When a movie like “Tender Mercies” comes along, I fall hard. This 1987 movie, with Robert Duvall, and the less known but equally convincing Tess Harper, delivers a compact, straightforward story of the rebirth of a boozy singer/songwriter named Mac Sledge, who meets a Vietnam war widow with a young child running a gas station/motel somewhere in the Texas badlands. The landscape couldn’t be bleaker, but the slowly growing love of these two characters for each other is so believable that you accept it from the moment they start talking to each other . Needless to say, neither one of them is exactly garrulous; they say what they have to say and then shut up.

Not a single punch is thrown in this movie, not a single car chase or acrobatic stunt.

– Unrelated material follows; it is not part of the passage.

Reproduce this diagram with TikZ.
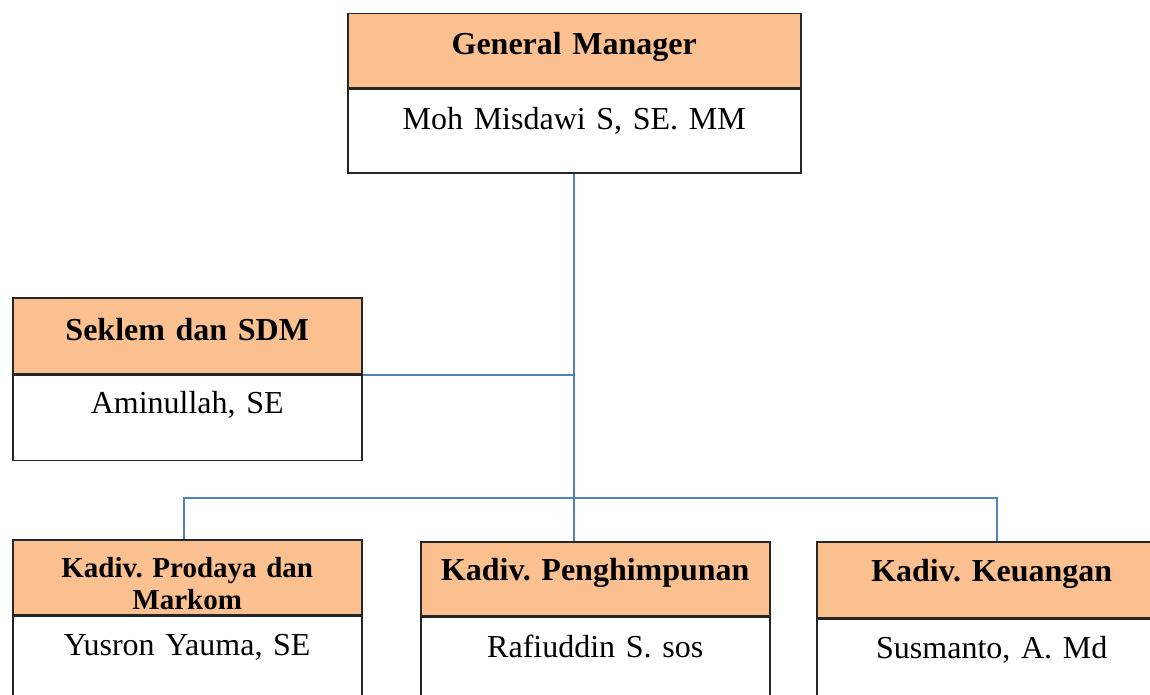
\documentclass[tikz,border=0pt]{standalone}
\usepackage{fontspec}
\setmainfont{Liberation Serif}
\usepackage{xcolor}
\usetikzlibrary{positioning}
\definecolor{headfill}{HTML}{FAC090}
\definecolor{linkblue}{HTML}{4F81BD}
\definecolor{boxline}{HTML}{262626}
\frenchspacing

\begin{document}
\begin{tikzpicture}[x=0.5pt, y=-0.5pt,
			head/.style={draw=boxline, line width=0.75pt, fill=headfill, align=center,
				inner xsep=0pt, inner ysep=0pt, font=\fontsize{16}{19}\selectfont\bfseries},
			body/.style={draw=boxline, line width=0.75pt, fill=white, align=center,
				inner xsep=0pt, inner ysep=0pt, font=\fontsize{16}{19}\selectfont},
			link/.style={draw=linkblue, line width=1pt}]
			\useasboundingbox (0,0) rectangle (1150,695);
			\coordinate (dropL) at (184,498);
			\coordinate (dropR) at (997,498);
			\node at (347,13) (gmh) [head, anchor=north west, text width=226.5pt, text height=20.5pt, text depth=16.5pt] {General Manager};
			\node (gmb) [body, below=0pt of gmh, text width=226.5pt, text height=20pt, text depth=22pt] {Moh Misdawi S, SE. MM};
			\node at (12,297) (skh) [head, anchor=north west, text width=174.5pt, text height=21.5pt, text depth=16.5pt] {Seklem dan SDM};
			\node (skb) [body, below=0pt of skh, text width=174.5pt, text height=19pt, text depth=23.5pt] {Aminullah, SE};
			\node at (12,539) (prh) [head, anchor=north west, text width=174.5pt, text height=19pt, text depth=18.5pt, font=\fontsize{14.5}{16}\selectfont\bfseries] {Kadiv. Prodaya dan\\Markom};
			\node (prb) [body, below=0pt of prh, text width=174.5pt, text height=19.5pt, text depth=40pt] {Yusron Yauma, SE};
			\node at (420,541) (pgh) [head, anchor=north west, text width=174.5pt, text height=19.5pt, text depth=17.5pt] {Kadiv. Penghimpunan};
			\node (pgb) [body, below=0pt of pgh, text width=174.5pt, text height=20pt, text depth=40pt] {Rafiuddin S. sos};
			\node at (816,541) (kuh) [head, anchor=north west, text width=175pt, text height=20pt, text depth=18pt] {Kadiv. Keuangan};
			\node (kub) [body, below=0pt of kuh, text width=175pt, text height=19.5pt, text depth=40pt] {Susmanto, A. Md};
			\draw[link] (gmb.south) -- (gmb.south |- pgh.north);
			\draw[link] (skh.south east) -- (skh.south east -| gmb.south);
			\draw[link] (dropL |- prh.north) -- (dropL) -- (dropR) -- (dropR |- kuh.north);
		\end{tikzpicture}
\end{document}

The violence that does appear is off-camera: a fatal car accident and the recent war in Vietnam that killed the widow’s young husband.  Bruce Beresford, the director and Horton Foote, the screenwriter, count on our imaginations to do the work generally accomplished by onscreen mayhem. Their restraint is masterful.

Robert Duvall is so adept at singing and playing the guitar that it’s hard to believe the movie’s background material which claims that he learned these skills in order to play Sledge, a name suggesting a kind of hammer used to break rocks (jail) and drive fence posts (planting and growing), the two possible roads for this guy to take. When he chooses the latter we’re relieved. Though unschooled, Sledge is an artist.

What seems odd is that it takes religion seriously, showing how it can heal and bind emotional wounds. For me, a non-believer, to accept this is astonishing.

If you’re looking for a Happy Ending, go elsewhere. in If you’re looking for the Truth about how most of us are more than willing to muddle on in spite of wars, violence, and betrayal watch “Tender Mercies.”  It’s all there, thanks to its honesty and its art.